Start with the plainest idea in the world: flat bread. People all around the ancient Mediterranean baked flat rounds of dough on hot stones. Then they did the obvious thing — they put stuff on top. Herbs, oil, cheese, whatever was nearby. Flatbread-with-toppings is thousands of years old, and it lived in many lands at once.

For most of that history, one ingredient was missing — the one you'd swear pizza can't exist without. Tomatoes. They simply weren't in Europe. Tomatoes grew wild in the Americas, and only crossed the ocean to Europe in the 1500s, after explorers brought them back.

And at first, Europeans were suspicious of these strange red globes. Some thought tomatoes might be poisonous and grew them just to look at. It took ages before people were brave enough to actually eat one. The tomato had to earn its place at the table.

The place that finally married tomatoes to flatbread was Naples, a busy, crowded city in southern Italy. Working people there needed food that was cheap, fast, and easy to eat with your hands. Flat dough, tomato, a little cheese — sold hot on the street. That's the dish we'd recognize today as pizza.

For a long while, fancy people looked down on it as poor-people food. Then comes the story everyone loves to tell. In 1889, a pizza maker named Raffaele Esposito is said to have made a pizza for Italy's queen, Margherita — tomato, mozzarella, and basil, red, white, and green, like the Italian flag. The pizza named after her is still on menus everywhere.

That royal story might be a bit polished — historians think the tale grew taller over the years. But it points at something true: pizza was climbing up in the world. From street snack to something everyone, rich and poor, wanted a bite of.

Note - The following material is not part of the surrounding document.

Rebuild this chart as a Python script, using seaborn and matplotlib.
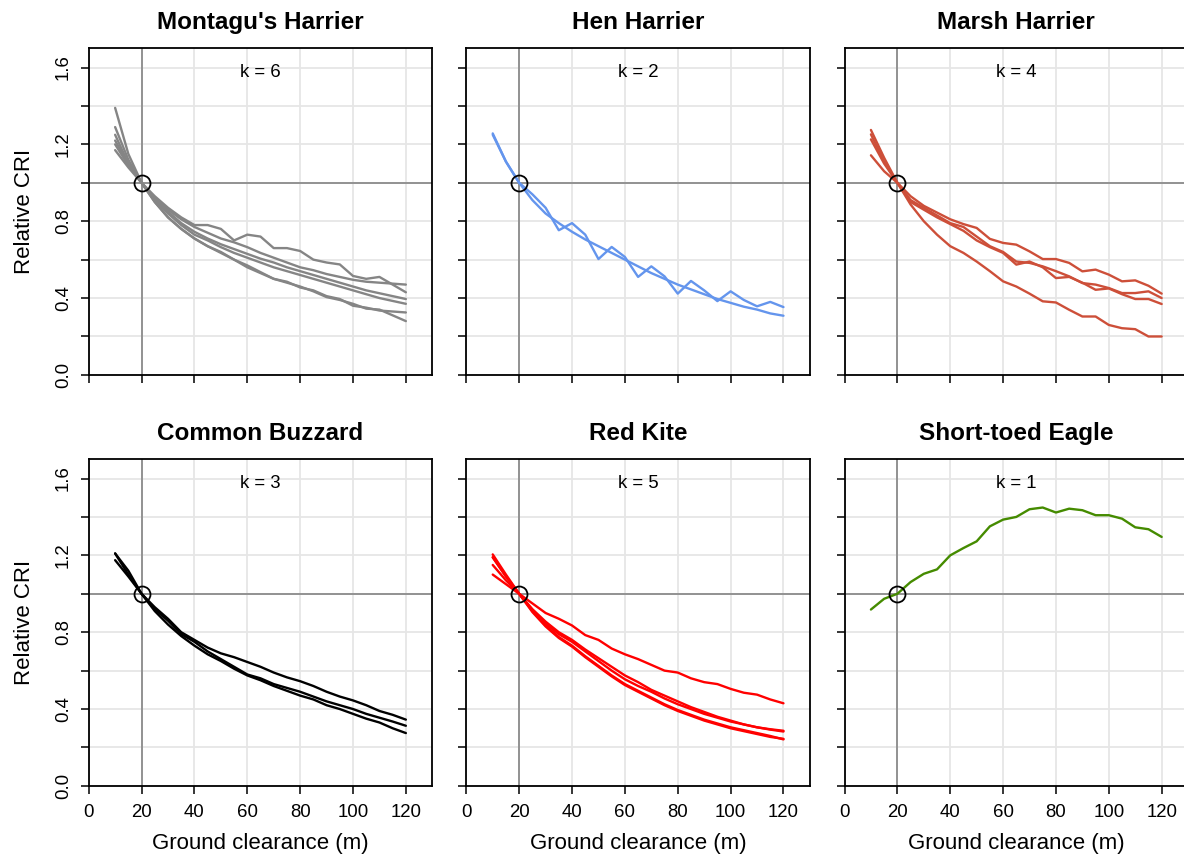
import numpy as np
import pandas as pd
import matplotlib
matplotlib.use("Agg")
import matplotlib.pyplot as plt
import seaborn as sns

# Ground clearance (m) at which the collision risk index was evaluated
clearance = list(range(10, 125, 5))

# Relative CRI curves (value at 20 m = 1), one list per model run
montagu = [
    [1.17, 1.08, 1.00, 0.93, 0.87, 0.82, 0.78, 0.78, 0.76, 0.70, 0.73, 0.72, 0.66, 0.66, 0.645, 0.60, 0.585, 0.575, 0.515, 0.50, 0.51, 0.47, 0.43],
    [1.20, 1.09, 1.00, 0.92, 0.86, 0.81, 0.77, 0.74, 0.71, 0.69, 0.665, 0.635, 0.61, 0.585, 0.56, 0.545, 0.525, 0.51, 0.495, 0.485, 0.48, 0.475, 0.47],
    [1.25, 1.10, 1.00, 0.91, 0.85, 0.79, 0.745, 0.71, 0.68, 0.655, 0.63, 0.605, 0.585, 0.56, 0.54, 0.52, 0.50, 0.48, 0.46, 0.44, 0.425, 0.41, 0.395],
    [1.22, 1.10, 1.00, 0.91, 0.84, 0.78, 0.73, 0.70, 0.665, 0.635, 0.61, 0.585, 0.56, 0.54, 0.52, 0.50, 0.48, 0.46, 0.44, 0.42, 0.40, 0.385, 0.37],
    [1.29, 1.12, 1.00, 0.90, 0.82, 0.76, 0.71, 0.67, 0.635, 0.60, 0.56, 0.53, 0.50, 0.485, 0.455, 0.44, 0.41, 0.395, 0.36, 0.35, 0.335, 0.33, 0.325],
    [1.39, 1.15, 1.00, 0.90, 0.82, 0.76, 0.71, 0.67, 0.64, 0.60, 0.57, 0.535, 0.50, 0.48, 0.46, 0.435, 0.405, 0.39, 0.37, 0.345, 0.34, 0.31, 0.28],
]
hen = [
    [1.257, 1.11, 1.00, 0.91, 0.84, 0.79, 0.745, 0.705, 0.67, 0.635, 0.60, 0.565, 0.53, 0.50, 0.47, 0.445, 0.42, 0.395, 0.375, 0.355, 0.34, 0.32, 0.308],
    [1.25, 1.11, 1.00, 0.94, 0.87, 0.753, 0.79, 0.73, 0.603, 0.666, 0.614, 0.51, 0.565, 0.513, 0.423, 0.489, 0.44, 0.384, 0.435, 0.39, 0.357, 0.38, 0.353],
]
marsh = [
    [1.143, 1.06, 1.00, 0.93, 0.88, 0.845, 0.81, 0.785, 0.765, 0.708, 0.687, 0.678, 0.643, 0.603, 0.603, 0.583, 0.539, 0.548, 0.522, 0.487, 0.492, 0.464, 0.423],
    [1.226, 1.10, 1.00, 0.91, 0.87, 0.83, 0.79, 0.77, 0.72, 0.67, 0.64, 0.59, 0.583, 0.565, 0.54, 0.513, 0.478, 0.47, 0.452, 0.426, 0.426, 0.435, 0.40],
    [1.252, 1.11, 1.00, 0.90, 0.86, 0.82, 0.785, 0.75, 0.70, 0.665, 0.635, 0.574, 0.59, 0.56, 0.504, 0.51, 0.48, 0.443, 0.45, 0.42, 0.395, 0.395, 0.369],
    [1.275, 1.13, 1.00, 0.887, 0.80, 0.73, 0.67, 0.635, 0.59, 0.54, 0.487, 0.46, 0.423, 0.383, 0.377, 0.339, 0.304, 0.304, 0.26, 0.243, 0.238, 0.20, 0.20],
]
buzzard = [
    [1.21, 1.10, 1.00, 0.93, 0.87, 0.80, 0.76, 0.72, 0.69, 0.67, 0.645, 0.62, 0.59, 0.565, 0.545, 0.52, 0.49, 0.465, 0.445, 0.42, 0.39, 0.37, 0.345],
    [1.21, 1.12, 1.00, 0.92, 0.86, 0.79, 0.75, 0.70, 0.66, 0.62, 0.58, 0.56, 0.53, 0.51, 0.49, 0.465, 0.44, 0.42, 0.40, 0.375, 0.355, 0.335, 0.313],
    [1.175, 1.09, 1.00, 0.91, 0.84, 0.78, 0.73, 0.685, 0.65, 0.61, 0.575, 0.55, 0.52, 0.495, 0.47, 0.45, 0.42, 0.40, 0.375, 0.35, 0.33, 0.30, 0.275],
]
red_kite = [
    [1.10, 1.05, 1.00, 0.95, 0.90, 0.87, 0.835, 0.785, 0.76, 0.715, 0.685, 0.66, 0.63, 0.60, 0.59, 0.56, 0.54, 0.53, 0.505, 0.485, 0.475, 0.45, 0.43],
    [1.19, 1.09, 1.00, 0.915, 0.845, 0.79, 0.75, 0.70, 0.65, 0.60, 0.555, 0.52, 0.49, 0.455, 0.425, 0.40, 0.375, 0.355, 0.335, 0.32, 0.305, 0.295, 0.287],
    [1.15, 1.07, 1.00, 0.92, 0.855, 0.80, 0.76, 0.71, 0.665, 0.62, 0.575, 0.54, 0.50, 0.47, 0.44, 0.41, 0.385, 0.36, 0.34, 0.32, 0.305, 0.293, 0.283],
    [1.205, 1.10, 1.00, 0.905, 0.83, 0.77, 0.725, 0.67, 0.62, 0.57, 0.525, 0.49, 0.455, 0.42, 0.39, 0.365, 0.34, 0.32, 0.30, 0.285, 0.27, 0.255, 0.245],
    [1.19, 1.09, 1.00, 0.91, 0.835, 0.775, 0.73, 0.675, 0.625, 0.575, 0.53, 0.495, 0.46, 0.425, 0.395, 0.37, 0.345, 0.325, 0.305, 0.29, 0.275, 0.26, 0.242],
]
short_toed = [
    [0.918, 0.974, 1.00, 1.061, 1.104, 1.127, 1.20, 1.238, 1.273, 1.351, 1.386, 1.40, 1.44, 1.449, 1.423, 1.443, 1.435, 1.409, 1.409, 1.391, 1.346, 1.336, 1.296],
]

species = ["Montagu's Harrier", "Hen Harrier", "Marsh Harrier",
           "Common Buzzard", "Red Kite", "Short-toed Eagle"]
colors = ["#858585", "#6495ED", "#CD4F39", "#000000", "#FF0000", "#458B00"]
runs_by_species = [montagu, hen, marsh, buzzard, red_kite, short_toed]

x_ticks = [0, 20, 40, 60, 80, 100, 120]
y_ticks = [0.0, 0.2, 0.4, 0.6, 0.8, 1.0, 1.2, 1.4, 1.6]
y_tick_labels = ["0.0", "", "0.4", "", "0.8", "", "1.2", "", "1.6"]
reference_clearance = 20

sns.set_style("ticks")
plt.rcParams["font.family"] = ["Liberation Sans", "DejaVu Sans"]
plt.rcParams["text.color"] = "black"
plt.rcParams["axes.labelcolor"] = "black"
plt.rcParams["xtick.color"] = "black"
plt.rcParams["ytick.color"] = "black"

W, H = 1184, 857
fig = plt.figure(figsize=(W / 100, H / 100), dpi=100)

col_left = [88.7, 466.3, 844.5]
row_top = [48.3, 459.3]
pw, ph = 343.6, 326.6

for i, (name, color, runs) in enumerate(zip(species, colors, runs_by_species)):
    r, c = divmod(i, 3)
    ax = fig.add_axes([col_left[c] / W, 1 - (row_top[r] + ph) / H, pw / W, ph / H])

    df = pd.DataFrame(
        [(x, v, j) for j, run in enumerate(runs) for x, v in zip(clearance, run)],
        columns=["clearance", "cri", "run"],
    )

    ax.set_axisbelow(True)
    ax.grid(True, color="#E6E6E6", linewidth=1.3)
    ax.axvline(reference_clearance, color="#8C8C8C", linewidth=1.3, zorder=1.5)
    ax.axhline(1.0, color="#8C8C8C", linewidth=1.3, zorder=1.5)

    sns.lineplot(data=df, x="clearance", y="cri", units="run", estimator=None,
                 color=color, linewidth=1.7, sort=False, legend=False, ax=ax)

    ax.plot([reference_clearance], [1.0], marker="o", markersize=11.5,
            markerfacecolor="none", markeredgecolor="black",
            markeredgewidth=1.3, zorder=5)

    ax.text(65, 1.575, f"k = {len(runs)}", ha="center", va="center",
            fontsize=13.4, color="black")

    ax.set_xlim(0, 130)
    ax.set_ylim(0, 1.7)
    ax.set_xticks(x_ticks)
    ax.set_yticks(y_ticks)
    ax.tick_params(direction="out", length=6, width=1.1, color="black",
                   labelcolor="black", labelsize=13.4, bottom=True, left=True)
    ax.tick_params(axis="x", pad=7)
    ax.tick_params(axis="y", pad=6)

    if c == 0:
        ax.set_yticklabels(y_tick_labels, rotation=90, va="center")
        ax.set_ylabel("Relative CRI", fontsize=16, color="black")
        ax.yaxis.set_label_coords(-0.155, 0.5)
    else:
        ax.set_yticklabels([])
        ax.set_ylabel("")

    if r == 1:
        ax.set_xticklabels([str(t) for t in x_ticks])
        ax.set_xlabel("Ground clearance (m)", fontsize=16, color="black")
        ax.xaxis.set_label_coords(0.5, -0.145)
    else:
        ax.set_xticklabels([])
        ax.set_xlabel("")

    ax.set_title(name, fontsize=17.5, fontweight="bold", pad=13.7, color="black")

    for side in ["top", "bottom", "left", "right"]:
        ax.spines[side].set_visible(True)
        ax.spines[side].set_color("black")
        ax.spines[side].set_linewidth(1.3)

fig.savefig("out.png", dpi=100)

Then pizza got a passport. Italians who moved to America in the early 1900s brought their recipes with them. Pizzerias opened in cities like New York. And over the next hundred years, the world took the idea and ran wild — thick crusts, thin crusts, pineapple, and toppings no Neapolitan ever imagined.

So who invented pizza? A hungry Mediterranean baker, a nervous tomato, a crowded Naples street, a maybe-queen, and a boatload of travelers — a relay race run across thousands of years and one whole ocean. Nobody holds the trophy, because everybody does.